2 - Complementação e especialização produtivas - A estratégia das empresas para os dois países tem procurado buscar economias de escala e de escopo, possíveis na medida em que se considera um mercado consumidor potencial de 2,5 milhões a 3 milhões de veículos no ano 2000, estando portanto entre os cinco maiores do mundo.
As empresas podem se especializar na produção de poucos e modernos modelos por país, tendo em vista as particularidades de cada mercado e os ativos já imobilizados nos dois países, viabilizando assim os investimentos em modernização, como aliás já vem ocorrendo. Por exemplo, a Ford vai produzir apenas dois modelos de automóveis na região (Escort e Verona na Argentina e Fiesta no Brasil) e importar os outros modelos.
Assim, a política industrial deve estimular esse tipo de estratégia para viabilizar escalas produtivas adequadas e a produção moderna e eficiente de produtos de qualidade internacional, tanto dos veículos quanto das peças e componentes de maior valor agregado.
3 - Simplicidade e transparência - São inúmeros os desafios causados pelas diferenças de competitividade, pelos diferentes arranjos institucionais existentes e por interesses nacionais, nem sempre plenamente convergentes entre si.
O cipoal de regulamentações, as dubiedades e a ambivalência das regras dos países devem ser substituídos por normas e procedimentos claros e transparentes.

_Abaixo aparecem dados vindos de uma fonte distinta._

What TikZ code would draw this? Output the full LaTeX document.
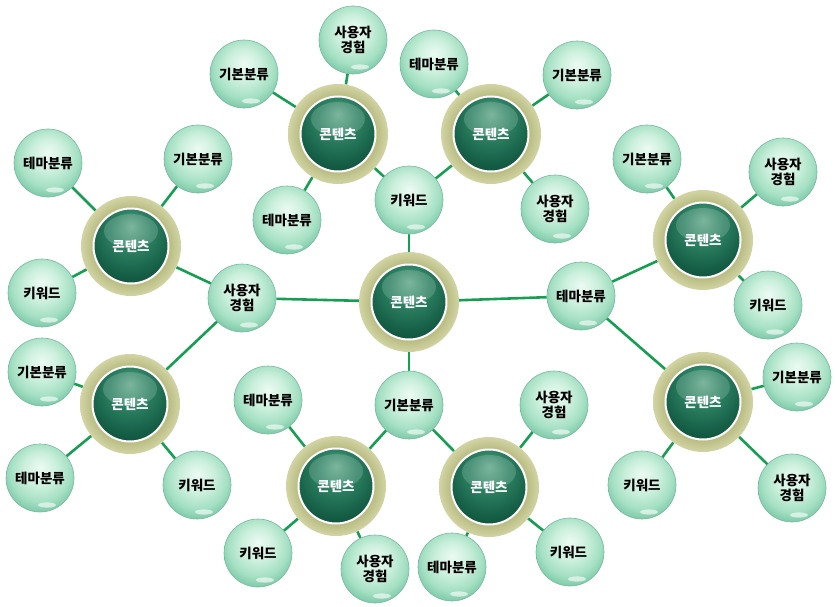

A gradual construção de relações de confiança entre os governos facilitará o estabelecimento de um microgerenciamento flexível, dentro de um quadro institucional claramente estabelecido, orientado para o longo prazo. A base comum e compartilhada de informações deve ser mais confiável e ágil.
As incompreensões do passado, as dificuldades de comunicação e a falta de confiança entre os governos do Brasil e da Argentina refletem a profunda distância que ainda separa os dois países, apesar da proximidade geográfica. Buenos Aires e Córdoba estão quase à mesma distância de São Paulo que Salvador e Recife.
Ainda faltam aos governantes e elites dos dois países acreditar em suas próprias palavras, de que efetivamente há um destino unificado para os dois maiores países da América do Sul, e colocar em prática uma política setorial comum com urgência.
É a oportunidade de estancar os sucessivos retrocessos da política industrial setorial brasileira, recorrentes desde o ano passado, como o elevado ``gap" de tributação entre os ``populares" e os outros modelos, o aumento do IPI dos ``populares", a redução e depois aumento das alíquotas de importação, o estabelecimento de cotas, restrições ao financiamento etc.
Corre-se o risco de desperdiçar os progressos conquistados durante a primeira metade dos anos 90, quando foram obtidos importantes desenvolvimentos em modernização tecnológica e gerencial, tendo como resultado melhorias no desempenho da indústria.